Stated exercise: All the data must come back unchanged, except that pictures are left out.

──────

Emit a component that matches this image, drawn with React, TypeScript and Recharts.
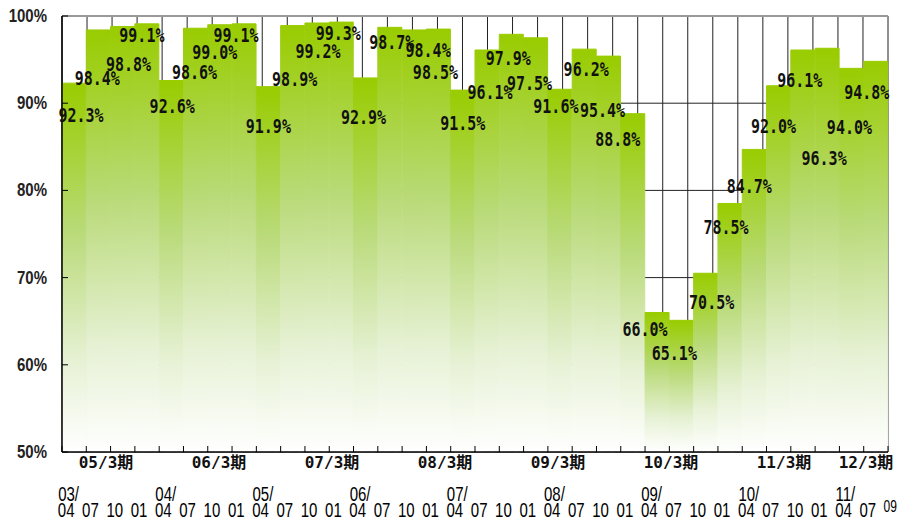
import { BarChart, Bar, XAxis, YAxis, CartesianGrid, LabelList, ReferenceLine } from "recharts";

// quarters, "YY/MM"
const periods = [
  "03/04", "03/07", "03/10", "04/01",
  "04/04", "04/07", "04/10", "05/01",
  "05/04", "05/07", "05/10", "06/01",
  "06/04", "06/07", "06/10", "07/01",
  "07/04", "07/07", "07/10", "08/01",
  "08/04", "08/07", "08/10", "09/01",
  "09/04", "09/07", "09/10", "10/01",
  "10/04", "10/07", "10/10", "11/01",
  "11/04", "11/07",
];

const rates = [
  92.3, 98.4, 98.8, 99.1,
  92.6, 98.6, 99.0, 99.1,
  91.9, 98.9, 99.2, 99.3,
  92.9, 98.7, 98.4, 98.5,
  91.5, 96.1, 97.9, 97.5,
  91.6, 96.2, 95.4, 88.8,
  66.0, 65.1, 70.5, 78.5,
  84.7, 92.0, 96.1, 96.3,
  94.0, 94.8,
];

const fiscalYears = ["05/3期", "06/3期", "07/3期", "08/3期", "09/3期", "10/3期", "11/3期", "12/3期"];
const trailingLabel = "09";

const majorTicks = [50, 60, 70, 80, 90, 100];
const minorTicks = [50, 52, 54, 56, 58, 60, 62, 64, 66, 68, 70, 72, 74, 76, 78, 80, 82, 84, 86, 88, 90, 92, 94, 96, 98, 100];
const edgeTicks = Array.from({ length: periods.length + 1 }, (_, i) => i);

// hand-placed label nudges (px from bar centre / bar top), like the original
const labelDx = [7, -1, 6, -5, 1, -1, -5, -8, 0, 2, 1, -3, -2, 2, 14, -3, 0, 3, -3, -6, -4, 2, -6, -15, -12, -7, 6, -4, -5, -5, -3, -3, -2, -9];
const labelDy = [32, 48, 38, 11, 26, 44, 28, 11, 40, 54, 28, 11, 39, 15, 20, 43, 33, 42, 24, 45, 17, 20, 54, 26, 17, 33, 29, 24, 37, 41, 30, 110, 59, 31];

const data = periods.map((p, i) => ({ period: p, rate: rates[i] }));

const sans = "'Liberation Sans', Arial, sans-serif";
const mono = "'DejaVu Sans Mono', 'Liberation Mono', monospace";

function MonthTick(props: any) {
  const { x, y, payload, index } = props;
  const [yy, mm] = String(payload.value).split("/");
  const half = payload.offset || 0;
  const last = index === periods.length - 1;
  return (
    <g>
      <line x1={x - half} x2={x - half} y1={y - 6} y2={y} stroke="#000" />
      {last && <line x1={x + half} x2={x + half} y1={y - 6} y2={y} stroke="#000" />}
      {mm === "04" && (
        <text transform={`translate(${x - 16},${y + 49}) scale(1,1.35)`} fontFamily={sans} fontSize={15} fill="#000">
          {yy}/
        </text>
      )}
      <text transform={`translate(${x - 8},${y + 65}) scale(1,1.35)`} textAnchor="middle" fontFamily={sans} fontSize={15} fill="#000">
        {mm}
      </text>
      {last && (
        <text transform={`translate(${x + 21},${y + 60}) scale(1,1.3)`} textAnchor="end" fontFamily={sans} fontSize={12} fill="#000">
          {trailingLabel}
        </text>
      )}
    </g>
  );
}

function PctTick(props: any) {
  const { x, y, payload } = props;
  return (
    <g>
      <line x1={x + 15} x2={x + 21} y1={y} y2={y} stroke="#000" />
      <text
        transform={`translate(${x},${y}) scale(1,1.2)`}
        textAnchor="end"
        dominantBaseline="central"
        fontFamily={sans}
        fontWeight="bold"
        fontSize={15}
        fill="#222"
      >
        {payload.value}%
      </text>
    </g>
  );
}

function RateLabel(props: any) {
  const { x, y, width, value, index } = props;
  const cx = x + width / 2 + labelDx[index];
  const cy = y + labelDy[index];
  return (
    <text
      transform={`translate(${cx},${cy}) scale(1,1.3)`}
      textAnchor="middle"
      dominantBaseline="central"
      fontFamily={mono}
      fontWeight="bold"
      fontSize={15}
      fill="#111"
    >
      {Number(value).toFixed(1)}%
    </text>
  );
}

export default function App() {
  return (
    <div style={{ position: "absolute", left: 0, top: 0, width: 898, height: 522, background: "#fff" }}>
      <BarChart
        width={898}
        height={522}
        data={data}
        margin={{ top: 16, right: 10, bottom: 0, left: 0 }}
        barCategoryGap={0}
        barGap={0}
      >
        <defs>
          <linearGradient id="barFill" x1="0" y1="0" x2="0" y2="1">
            <stop offset="0%" stopColor="#99cc00" />
            <stop offset="40%" stopColor="#b9da78" />
            <stop offset="75%" stopColor="#e6f1d4" />
            <stop offset="100%" stopColor="#ffffff" />
          </linearGradient>
        </defs>
        <XAxis
          xAxisId="cat"
          dataKey="period"
          height={70}
          interval={0}
          axisLine={{ stroke: "#000", strokeWidth: 1.5 }}
          tickLine={false}
          tickSize={0}
          tickMargin={0}
          tick={<MonthTick />}
        />
        <XAxis xAxisId="edge" type="number" domain={[0, periods.length]} ticks={edgeTicks} orientation="top" hide />
        <YAxis
          yAxisId="major"
          domain={[50, 100]}
          ticks={majorTicks}
          width={62}
          axisLine={{ stroke: "#000", strokeWidth: 1.5 }}
          tickLine={false}
          tickSize={0}
          tickMargin={15}
          tick={<PctTick />}
        />
        <YAxis yAxisId="minor" domain={[50, 100]} ticks={minorTicks} hide />
        <CartesianGrid xAxisId="edge" yAxisId="minor" vertical={false} stroke="#555" strokeDasharray="7 5" />
        <CartesianGrid xAxisId="edge" yAxisId="major" stroke="#222" />
        <Bar
          xAxisId="cat"
          yAxisId="major"
          dataKey="rate"
          fill="url(#barFill)"
          stroke="url(#barFill)"
          strokeWidth={1}
          isAnimationActive={false}
        >
          <LabelList dataKey="rate" content={<RateLabel />} />
        </Bar>
        <ReferenceLine xAxisId="edge" yAxisId="major" y={100} stroke="#999" strokeWidth={2} />
        <ReferenceLine xAxisId="edge" yAxisId="major" x={periods.length} stroke="#999" strokeWidth={2} />
      </BarChart>
      {fiscalYears.map((fy, i) => (
        <div
          key={fy}
          style={{
            position: "absolute",
            left: Math.min(106 + 113 * i, 866),
            top: 455,
            transform: "translateX(-50%)",
            fontFamily: "'DejaVu Sans Mono', 'Noto Sans CJK JP', monospace",
            fontWeight: "bold",
            fontSize: 16,
            lineHeight: "16px",
            whiteSpace: "nowrap",
            color: "#111",
          }}
        >
          {fy}
        </div>
      ))}
    </div>
  );
}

──────

Answer in full:
Emit a component that matches this image, drawn with React, TypeScript and Recharts.
import { BarChart, Bar, XAxis, YAxis, CartesianGrid, LabelList, ReferenceLine } from "recharts";

// quarters, "YY/MM"
const periods = [
  "03/04", "03/07", "03/10", "04/01",
  "04/04", "04/07", "04/10", "05/01",
  "05/04", "05/07", "05/10", "06/01",
  "06/04", "06/07", "06/10", "07/01",
  "07/04", "07/07", "07/10", "08/01",
  "08/04", "08/07", "08/10", "09/01",
  "09/04", "09/07", "09/10", "10/01",
  "10/04", "10/07", "10/10", "11/01",
  "11/04", "11/07",
];

const rates = [
  92.3, 98.4, 98.8, 99.1,
  92.6, 98.6, 99.0, 99.1,
  91.9, 98.9, 99.2, 99.3,
  92.9, 98.7, 98.4, 98.5,
  91.5, 96.1, 97.9, 97.5,
  91.6, 96.2, 95.4, 88.8,
  66.0, 65.1, 70.5, 78.5,
  84.7, 92.0, 96.1, 96.3,
  94.0, 94.8,
];

const fiscalYears = ["05/3期", "06/3期", "07/3期", "08/3期", "09/3期", "10/3期", "11/3期", "12/3期"];
const trailingLabel = "09";

const majorTicks = [50, 60, 70, 80, 90, 100];
const minorTicks = [50, 52, 54, 56, 58, 60, 62, 64, 66, 68, 70, 72, 74, 76, 78, 80, 82, 84, 86, 88, 90, 92, 94, 96, 98, 100];
const edgeTicks = Array.from({ length: periods.length + 1 }, (_, i) => i);

// hand-placed label nudges (px from bar centre / bar top), like the original
const labelDx = [7, -1, 6, -5, 1, -1, -5, -8, 0, 2, 1, -3, -2, 2, 14, -3, 0, 3, -3, -6, -4, 2, -6, -15, -12, -7, 6, -4, -5, -5, -3, -3, -2, -9];
const labelDy = [32, 48, 38, 11, 26, 44, 28, 11, 40, 54, 28, 11, 39, 15, 20, 43, 33, 42, 24, 45, 17, 20, 54, 26, 17, 33, 29, 24, 37, 41, 30, 110, 59, 31];

const data = periods.map((p, i) => ({ period: p, rate: rates[i] }));

const sans = "'Liberation Sans', Arial, sans-serif";
const mono = "'DejaVu Sans Mono', 'Liberation Mono', monospace";

function MonthTick(props: any) {
  const { x, y, payload, index } = props;
  const [yy, mm] = String(payload.value).split("/");
  const half = payload.offset || 0;
  const last = index === periods.length - 1;
  return (
    <g>
      <line x1={x - half} x2={x - half} y1={y - 6} y2={y} stroke="#000" />
      {last && <line x1={x + half} x2={x + half} y1={y - 6} y2={y} stroke="#000" />}
      {mm === "04" && (
        <text transform={`translate(${x - 16},${y + 49}) scale(1,1.35)`} fontFamily={sans} fontSize={15} fill="#000">
          {yy}/
        </text>
      )}
      <text transform={`translate(${x - 8},${y + 65}) scale(1,1.35)`} textAnchor="middle" fontFamily={sans} fontSize={15} fill="#000">
        {mm}
      </text>
      {last && (
        <text transform={`translate(${x + 21},${y + 60}) scale(1,1.3)`} textAnchor="end" fontFamily={sans} fontSize={12} fill="#000">
          {trailingLabel}
        </text>
      )}
    </g>
  );
}

function PctTick(props: any) {
  const { x, y, payload } = props;
  return (
    <g>
      <line x1={x + 15} x2={x + 21} y1={y} y2={y} stroke="#000" />
      <text
        transform={`translate(${x},${y}) scale(1,1.2)`}
        textAnchor="end"
        dominantBaseline="central"
        fontFamily={sans}
        fontWeight="bold"
        fontSize={15}
        fill="#222"
      >
        {payload.value}%
      </text>
    </g>
  );
}

function RateLabel(props: any) {
  const { x, y, width, value, index } = props;
  const cx = x + width / 2 + labelDx[index];
  const cy = y + labelDy[index];
  return (
    <text
      transform={`translate(${cx},${cy}) scale(1,1.3)`}
      textAnchor="middle"
      dominantBaseline="central"
      fontFamily={mono}
      fontWeight="bold"
      fontSize={15}
      fill="#111"
    >
      {Number(value).toFixed(1)}%
    </text>
  );
}

export default function App() {
  return (
    <div style={{ position: "absolute", left: 0, top: 0, width: 898, height: 522, background: "#fff" }}>
      <BarChart
        width={898}
        height={522}
        data={data}
        margin={{ top: 16, right: 10, bottom: 0, left: 0 }}
        barCategoryGap={0}
        barGap={0}
      >
        <defs>
          <linearGradient id="barFill" x1="0" y1="0" x2="0" y2="1">
            <stop offset="0%" stopColor="#99cc00" />
            <stop offset="40%" stopColor="#b9da78" />
            <stop offset="75%" stopColor="#e6f1d4" />
            <stop offset="100%" stopColor="#ffffff" />
          </linearGradient>
        </defs>
        <XAxis
          xAxisId="cat"
          dataKey="period"
          height={70}
          interval={0}
          axisLine={{ stroke: "#000", strokeWidth: 1.5 }}
          tickLine={false}
          tickSize={0}
          tickMargin={0}
          tick={<MonthTick />}
        />
        <XAxis xAxisId="edge" type="number" domain={[0, periods.length]} ticks={edgeTicks} orientation="top" hide />
        <YAxis
          yAxisId="major"
          domain={[50, 100]}
          ticks={majorTicks}
          width={62}
          axisLine={{ stroke: "#000", strokeWidth: 1.5 }}
          tickLine={false}
          tickSize={0}
          tickMargin={15}
          tick={<PctTick />}
        />
        <YAxis yAxisId="minor" domain={[50, 100]} ticks={minorTicks} hide />
        <CartesianGrid xAxisId="edge" yAxisId="minor" vertical={false} stroke="#555" strokeDasharray="7 5" />
        <CartesianGrid xAxisId="edge" yAxisId="major" stroke="#222" />
        <Bar
          xAxisId="cat"
          yAxisId="major"
          dataKey="rate"
          fill="url(#barFill)"
          stroke="url(#barFill)"
          strokeWidth={1}
          isAnimationActive={false}
        >
          <LabelList dataKey="rate" content={<RateLabel />} />
        </Bar>
        <ReferenceLine xAxisId="edge" yAxisId="major" y={100} stroke="#999" strokeWidth={2} />
        <ReferenceLine xAxisId="edge" yAxisId="major" x={periods.length} stroke="#999" strokeWidth={2} />
      </BarChart>
      {fiscalYears.map((fy, i) => (
        <div
          key={fy}
          style={{
            position: "absolute",
            left: Math.min(106 + 113 * i, 866),
            top: 455,
            transform: "translateX(-50%)",
            fontFamily: "'DejaVu Sans Mono', 'Noto Sans CJK JP', monospace",
            fontWeight: "bold",
            fontSize: 16,
            lineHeight: "16px",
            whiteSpace: "nowrap",
            color: "#111",
          }}
        >
          {fy}
        </div>
      ))}
    </div>
  );
}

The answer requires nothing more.